Mark Zuckerberg wearing a black t-shirt that reads
Mark Zuckerberg wearing a t-shirt that reads "Carthago delenda est," a famous Latin phrase.
  • Mark Zuckerberg made a telling fashion choice for a celebration of his 40th birthday.
  • His shirt read "Carthago delenda est," a Latin phrase familiar to generations of schoolboys.
  • It has a special significance for Zuckerberg, who used it as a call to arms in early Facebook history.

Carthago delenda est — mean anything to you?

It certainly meant a lot to people hanging around the Roman Senate some 2,200 years ago. And also to Mark Zuckerberg.

In a series of photos showing the Meta founder celebrating his 40th birthday, Zuckerberg had a striking black shirt with a Latin phrase on it.

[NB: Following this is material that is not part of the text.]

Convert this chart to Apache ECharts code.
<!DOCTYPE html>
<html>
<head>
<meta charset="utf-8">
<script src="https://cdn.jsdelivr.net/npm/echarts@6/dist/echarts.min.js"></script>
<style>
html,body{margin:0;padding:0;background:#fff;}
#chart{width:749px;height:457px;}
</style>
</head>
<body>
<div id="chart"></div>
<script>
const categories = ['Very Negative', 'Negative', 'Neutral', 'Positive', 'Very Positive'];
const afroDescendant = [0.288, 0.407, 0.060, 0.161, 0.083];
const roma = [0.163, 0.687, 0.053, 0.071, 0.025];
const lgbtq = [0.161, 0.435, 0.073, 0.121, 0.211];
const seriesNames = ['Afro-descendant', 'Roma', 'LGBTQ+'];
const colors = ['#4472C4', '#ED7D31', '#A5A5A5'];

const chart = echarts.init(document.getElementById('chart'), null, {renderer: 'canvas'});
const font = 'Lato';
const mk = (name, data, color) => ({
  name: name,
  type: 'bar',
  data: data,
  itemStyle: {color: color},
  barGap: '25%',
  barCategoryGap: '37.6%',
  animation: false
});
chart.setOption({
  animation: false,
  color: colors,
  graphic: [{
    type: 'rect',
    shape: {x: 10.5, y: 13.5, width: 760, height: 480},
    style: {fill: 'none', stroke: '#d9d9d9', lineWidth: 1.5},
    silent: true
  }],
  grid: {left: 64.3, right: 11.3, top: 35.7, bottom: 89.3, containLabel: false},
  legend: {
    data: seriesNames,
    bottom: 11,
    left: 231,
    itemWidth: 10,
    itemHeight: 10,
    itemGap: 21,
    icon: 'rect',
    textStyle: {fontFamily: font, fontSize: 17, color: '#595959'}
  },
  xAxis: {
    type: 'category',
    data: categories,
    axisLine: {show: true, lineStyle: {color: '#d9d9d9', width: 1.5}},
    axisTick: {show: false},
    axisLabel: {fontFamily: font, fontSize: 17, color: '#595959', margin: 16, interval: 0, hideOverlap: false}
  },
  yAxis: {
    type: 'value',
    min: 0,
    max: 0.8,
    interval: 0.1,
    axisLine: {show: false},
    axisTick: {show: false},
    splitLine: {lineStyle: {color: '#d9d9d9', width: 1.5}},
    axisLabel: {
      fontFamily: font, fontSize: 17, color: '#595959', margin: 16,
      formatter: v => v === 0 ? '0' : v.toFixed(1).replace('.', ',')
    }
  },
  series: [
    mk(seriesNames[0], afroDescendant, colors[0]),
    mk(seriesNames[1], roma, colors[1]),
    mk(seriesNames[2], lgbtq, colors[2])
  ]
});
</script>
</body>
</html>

The look matches his recent conversion to rapper style, as my colleague Kwan Wei Kevin Tan describes here. But this post is about the Latin.

"Carthago delenda est" means — very emphatically — Carthage must be destroyed.

I don't have that much in common with Zuckerberg, but we did both study Latin at school, which is probably the only reason any person currently alive would recognize it.

It's attributed to a Roman senator called Cato the Elder, and boy did that guy hate Carthage.

Carthage, a city in modern-day Tunisia, was a rival civilization to Rome back in the day — the one with Hannibal and elephants.

Cato was famous for ending all his speeches with those words, or something like them. It was his obsession — Rome must destroy Carthage.

Not just beat it, like it had in two previous wars. Annihilate it. ("Delenda" shares an origin with the English "delete.")

That phrase, actually an abbreviation of what Cato said, is widely known by people who study Rome; the internet is littered with jokes and memes about it.

It's memorable partly because it's a weird piece of grammar called the gerundive, which doesn't really exist in English.

Its sense is to convey that something ought to happen or has to happen to the thing in question.

In this case — Carthage has got to go down. It's not an opinion or an idea — going down is in Carthage's very nature.

Cato got his way, for what it's worth; the Romans sacked Carthage in 146 BC and it faded into relative obscurity, its territories subsumed into the Roman Empire. Delenda.

As well as being a throwback to Roman history, it's a throwback to Zuckerberg's own history.

Zuckerberg seems to have a real Roman streak, from his erstwhile Caesar-style haircut to giving his kids Latinate names like Aurelia and Maxima.

As Business Insider reported back in 2016, Zuckerberg made "Carthago delenda est" a rallying cry within Facebook back when it had its own version of Carthage: Google.

Google had launched its Google+ social network, and Zuckerberg worried that it might threaten Facebook's dominance.

The answer was war — a "lockdown" culture where Facebook staff went hard to defeat the foe. The company seemed to go along with the reference too, putting up posters with the phrase on them.

Google still exists, of course, but Google+ very much does not. Delenda.

Zuckerberg's birthday post seemed to be all about revisiting his past, including recreations of his childhood bedroom and Harvard dorm. So it seems appropriate that a throwback — if obscure — Latin phrase should be at the center of it.